On 8th Lane, one of Kamathipura’s earliest high-rises have come up. Shaad Towers is a 26-storey building, completed six months ago, where the going price of a 300 sq ft apartment is Rs 70 lakh. A resident, who once lived in a two-storey building that sat in place of the tower, now watches the goings on below from an 11th floor vantage point. He soars with hope, knowing that the rents, which used be as low as Rs 1,000 are set to only double. Shaad Towers, a fancy name, replaces that of the earlier building named after its landlord, Laxman Tumma.

Anwar Ahmed Shaikh, founder of Mithila Builders, meets us in a cabin on a plot on 5th Lane. A 22-storey building he has planned will come up in four years in place of Bengali House, which is now levelled ground.
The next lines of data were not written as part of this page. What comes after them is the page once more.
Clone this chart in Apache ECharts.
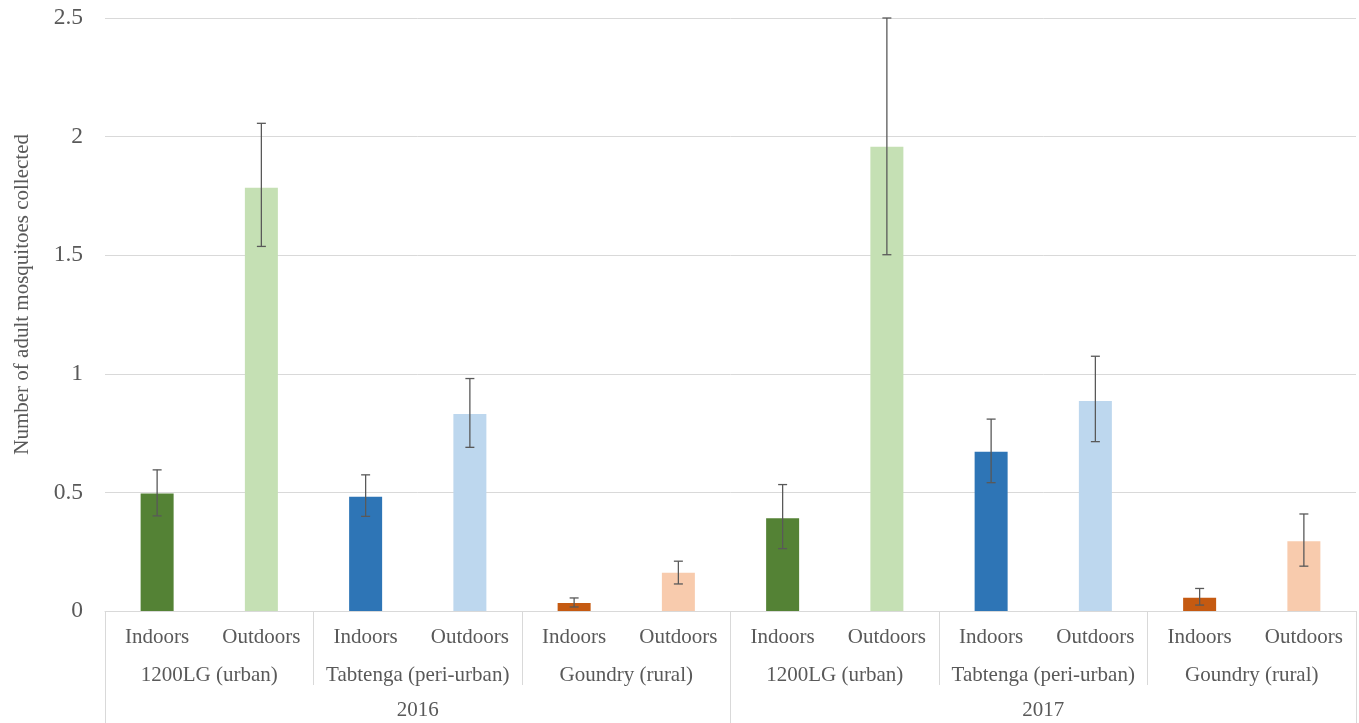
<!DOCTYPE html>
<html>
<head>
<meta charset="utf-8">
<script src="https://cdn.jsdelivr.net/npm/echarts@6/dist/echarts.min.js"></script>
<style>
html,body{margin:0;padding:0;background:#fff;}
#chart{width:1359px;height:723px;}
</style>
</head>
<body>
<div id="chart"></div>
<script>
// ---- data ----
const locations = ['Indoors','Outdoors','Indoors','Outdoors','Indoors','Outdoors','Indoors','Outdoors','Indoors','Outdoors','Indoors','Outdoors'];
const sites = ['1200LG (urban)','Tabtenga (peri-urban)','Goundry (rural)','1200LG (urban)','Tabtenga (peri-urban)','Goundry (rural)'];
const years = ['2016','2017'];
const means = [0.495, 1.784, 0.482, 0.830, 0.034, 0.161, 0.391, 1.957, 0.671, 0.885, 0.056, 0.294];
const errLow = [0.401, 1.537, 0.399, 0.690, 0.017, 0.114, 0.263, 1.502, 0.541, 0.714, 0.025, 0.189];
const errHigh = [0.595, 2.056, 0.574, 0.980, 0.055, 0.210, 0.533, 2.500, 0.809, 1.074, 0.095, 0.409];
const yTicks = {min: 0, max: 2.5, interval: 0.5};
const yTitle = 'Number of adult mosquitoes collected';

// ---- style ----
const barColors = ['#548235','#C5E0B4','#2E75B6','#BDD7EE','#C55A11','#F8CBAD'];
const FONT = '"Liberation Serif","Times New Roman",serif';
const TXT = '#595959';
const LINE = '#d9d9d9';

const chart = echarts.init(document.getElementById('chart'));
const barData = means.map((v, i) => ({value: v, itemStyle: {color: barColors[i % 6]}}));
const errData = means.map((v, i) => [i, errLow[i], errHigh[i]]);

chart.setOption({
  animation: false,
  backgroundColor: '#fff',
  grid: {left: 105, right: 3, top: 18, bottom: 112, containLabel: false},
  xAxis: [
    {
      type: 'category', data: locations, position: 'bottom',
      axisLine: {show: true, lineStyle: {color: LINE, width: 1}},
      axisTick: {show: false},
      axisLabel: {fontFamily: FONT, fontSize: 21, color: TXT, margin: 16, interval: 0}
    },
    {
      type: 'category', data: sites, position: 'bottom',
      axisLine: {show: false},
      axisTick: {show: true, length: 74, interval: 0, lineStyle: {color: LINE, width: 1}},
      axisLabel: {fontFamily: FONT, fontSize: 21, color: TXT, margin: 54, interval: 0}
    },
    {
      type: 'category', data: years, position: 'bottom',
      axisLine: {show: false},
      axisTick: {show: true, length: 112, interval: 0, lineStyle: {color: LINE, width: 1}},
      axisLabel: {fontFamily: FONT, fontSize: 21, color: TXT, margin: 89, interval: 0}
    }
  ],
  yAxis: {
    type: 'value', min: yTicks.min, max: yTicks.max, interval: yTicks.interval,
    axisLine: {show: false}, axisTick: {show: false},
    splitLine: {show: true, lineStyle: {color: LINE, width: 1}},
    axisLabel: {fontFamily: FONT, fontSize: 23.5, color: TXT, margin: 22}
  },
  graphic: [{
    type: 'text', left: 12, top: 134,
    rotation: Math.PI / 2,
    style: {text: yTitle, font: '21px ' + FONT, fill: TXT}
  }],
  series: [
    {
      type: 'bar', xAxisIndex: 0, yAxisIndex: 0, data: barData, barWidth: 33
    },
    {
      type: 'custom', xAxisIndex: 0, yAxisIndex: 0, data: errData, clip: false, z: 10,
      encode: {x: 0, y: [1, 2]},
      renderItem: function (params, api) {
        const x = api.value(0);
        const lo = api.coord([x, api.value(1)]);
        const hi = api.coord([x, api.value(2)]);
        const hw = 4.5;
        const st = {stroke: '#595959', lineWidth: 1.3, fill: null};
        return {
          type: 'group',
          children: [
            {type: 'line', shape: {x1: lo[0], y1: lo[1], x2: hi[0], y2: hi[1]}, style: st},
            {type: 'line', shape: {x1: lo[0] - hw, y1: lo[1], x2: lo[0] + hw, y2: lo[1]}, style: st},
            {type: 'line', shape: {x1: hi[0] - hw, y1: hi[1], x2: hi[0] + hw, y2: hi[1]}, style: st}
          ]
        };
      }
    }
  ]
});
</script>
</body>
</html>
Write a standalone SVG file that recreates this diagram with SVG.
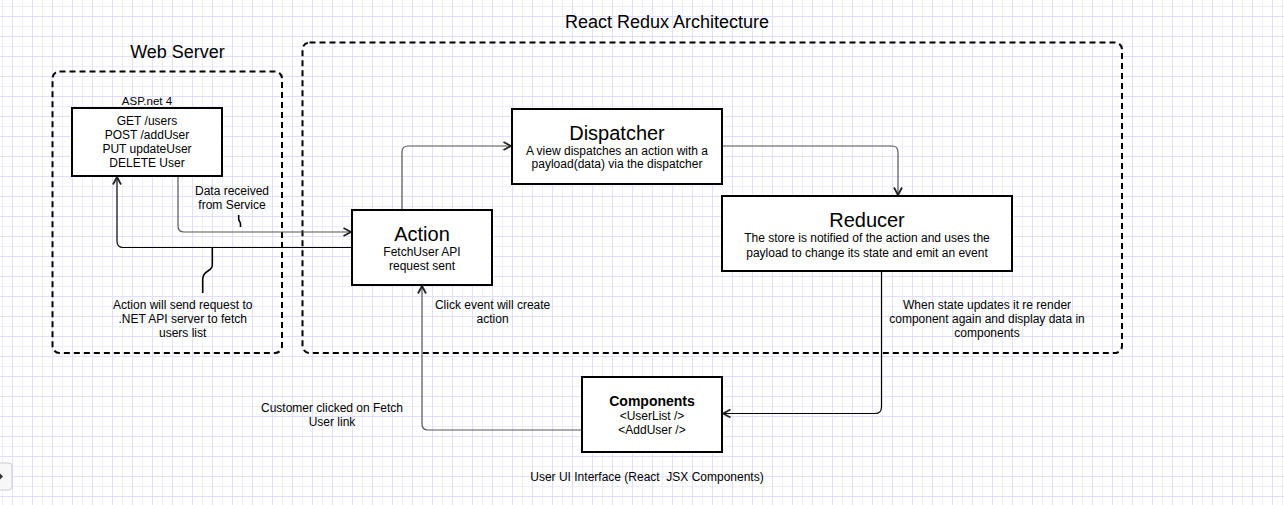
<svg xmlns="http://www.w3.org/2000/svg" width="1284" height="505" viewBox="0 0 1284 505">
  <defs>
    <pattern id="grid" patternUnits="userSpaceOnUse" x="2" y="6" width="20" height="20">
      <rect width="20" height="20" fill="#ffffff"/>
      <path d="M0.5,0 V20 M0,0.5 H20" stroke="#efeffb" stroke-width="1" fill="none"/>
      <path d="M10.5,0 V20 M0,10.5 H20" stroke="#e0e0f8" stroke-width="1" fill="none"/>
    </pattern>
    <marker id="arr" markerUnits="userSpaceOnUse" markerWidth="12" markerHeight="12" refX="9" refY="5" orient="auto">
      <path d="M1.5,1 L9,5 L1.5,9" fill="none" stroke="#222" stroke-width="1.8" stroke-linejoin="miter"/>
    </marker>
  </defs>
  <style>
    text { font-family: "Liberation Sans", Arial, sans-serif; fill: #000; text-anchor: middle; }
    .t18 { font-size: 18px; }
    .t20 { font-size: 20px; }
    .t12 { font-size: 12px; }
    .t11 { font-size: 11.5px; }
    .b14 { font-size: 14px; font-weight: bold; }
    .box { fill: #ffffff; stroke: #000; stroke-width: 2; }
    .cont { fill: none; stroke: #000; stroke-width: 2; stroke-dasharray: 6 4; }
    .edge { fill: none; stroke-width: 1.2; }
    .gray { stroke: #555; }
    .blk { stroke: #000; }
    .curl { fill: none; stroke: #000; stroke-width: 1.6; }
  </style>

  <rect x="0" y="0" width="1284" height="505" fill="url(#grid)"/>

  <g id="side-button">
    <rect x="-10" y="463" width="22" height="27" rx="3" fill="#f7f7f7" stroke="#cccccc" stroke-width="1"/>
    <path d="M0,473.5 L3,476.5 L0,479.5 Z" fill="#333"/>
  </g>

  <g id="web-server-container">
    <rect class="cont" x="52.5" y="71.5" width="229.5" height="281.5" rx="7"/>
    <text class="t18" x="177.5" y="58">Web Server</text>
  </g>

  <g id="react-redux-container">
    <rect class="cont" x="302.5" y="42.5" width="819.5" height="310.5" rx="7"/>
    <text class="t18" x="667" y="27.5">React Redux Architecture</text>
  </g>

  <g id="connectors">
    <path class="edge gray" d="M402,210 V152 Q402,146 408,146 H511" marker-end="url(#arr)"/>
    <path class="edge gray" d="M722,146 H892 Q898,146 898,152 V195" marker-end="url(#arr)"/>
    <path class="edge gray" d="M178,176 V226 Q178,232 184,232 H351" marker-end="url(#arr)"/>
    <path class="edge blk" d="M352,247.5 H123 Q117,247.5 117,241 V177" marker-end="url(#arr)"/>
    <path class="edge blk" d="M881.5,271 V407 Q881.5,413.5 875,413.5 H723" marker-end="url(#arr)"/>
    <path class="edge gray" d="M582,430 H428 Q422,430 422,424 V286" marker-end="url(#arr)"/>
    <path class="curl" d="M238.7,215 V219 C238.7,222 240.5,221 240.5,224 V227"/>
    <path class="curl" d="M212.3,248 V265 C212.3,272 202.7,270 202.7,279 V293"/>
  </g>

  <g id="asp-net">
    <text class="t11" x="147" y="105">ASP.net 4</text>
    <rect class="box" x="72" y="108" width="150" height="68"/>
    <text class="t12" x="147" y="125">GET /users</text>
    <text class="t12" x="147" y="139">POST /addUser</text>
    <text class="t12" x="147" y="153">PUT updateUser</text>
    <text class="t12" x="147" y="167">DELETE User</text>
  </g>

  <g id="action">
    <rect class="box" x="352" y="210" width="140" height="75"/>
    <text class="t20" x="422" y="241">Action</text>
    <text class="t12" x="422" y="256">FetchUser API</text>
    <text class="t12" x="422" y="270">request sent</text>
  </g>

  <g id="dispatcher">
    <rect class="box" x="512" y="109" width="210" height="75"/>
    <text class="t20" x="617" y="140">Dispatcher</text>
    <text class="t12" x="617" y="154.6">A view dispatches an action with a</text>
    <text class="t12" x="617" y="168">payload(data) via the dispatcher</text>
  </g>

  <g id="reducer">
    <rect class="box" x="722" y="196" width="290" height="75"/>
    <text class="t20" x="867" y="227">Reducer</text>
    <text class="t12" x="867" y="241.6">The store is notified of the action and uses the</text>
    <text class="t12" x="867" y="256.6">payload to change its state and emit an event</text>
  </g>

  <g id="components">
    <rect class="box" x="582" y="377" width="140" height="75"/>
    <text class="b14" x="652" y="406">Components</text>
    <text class="t12" x="652" y="420.3">&lt;UserList /&gt;</text>
    <text class="t12" x="652" y="434.3">&lt;AddUser /&gt;</text>
  </g>

  <g id="labels">
    <text class="t12" x="232" y="195.3">Data received</text>
    <text class="t12" x="232" y="208.6">from Service</text>
    <text class="t12" x="182.7" y="309.3">Action will send request to</text>
    <text class="t12" x="182.7" y="323">.NET API server to fetch</text>
    <text class="t12" x="182.7" y="337">users list</text>
    <text class="t12" x="492.6" y="309">Click event will create</text>
    <text class="t12" x="492.6" y="323.3">action</text>
    <text class="t12" x="987" y="308.6">When state updates it re render</text>
    <text class="t12" x="987" y="323.3">component again and display data in</text>
    <text class="t12" x="987" y="337">components</text>
    <text class="t12" x="332" y="412">Customer clicked on Fetch</text>
    <text class="t12" x="332" y="426">User link</text>
    <text class="t12" x="647" y="481" xml:space="preserve">User UI Interface (React  JSX Components)</text>
  </g>
</svg>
The going price of one of his flats, he estimates, will be Rs 60 lakh, a figure the middle class will find viable, especially if for a home in Central Mumbai. “The cost is low,” he says, “because the area is a red-light district. This is the price you pay for flats beyond Jogeshwari. We are fine with the sex workers operating out of wherever they are. In fact, redevelopment might mean that they get more customers right within this area.”

Will Kamathipura, in the near future, be a name that residents proudly embrace? Shaikh is positive. “If Kamathipura is redeveloped and gets a new name, the locals, even if living in 100 sq ft homes, will be as happy as residents of Peddar Road. The ‘daag’ will be gone.”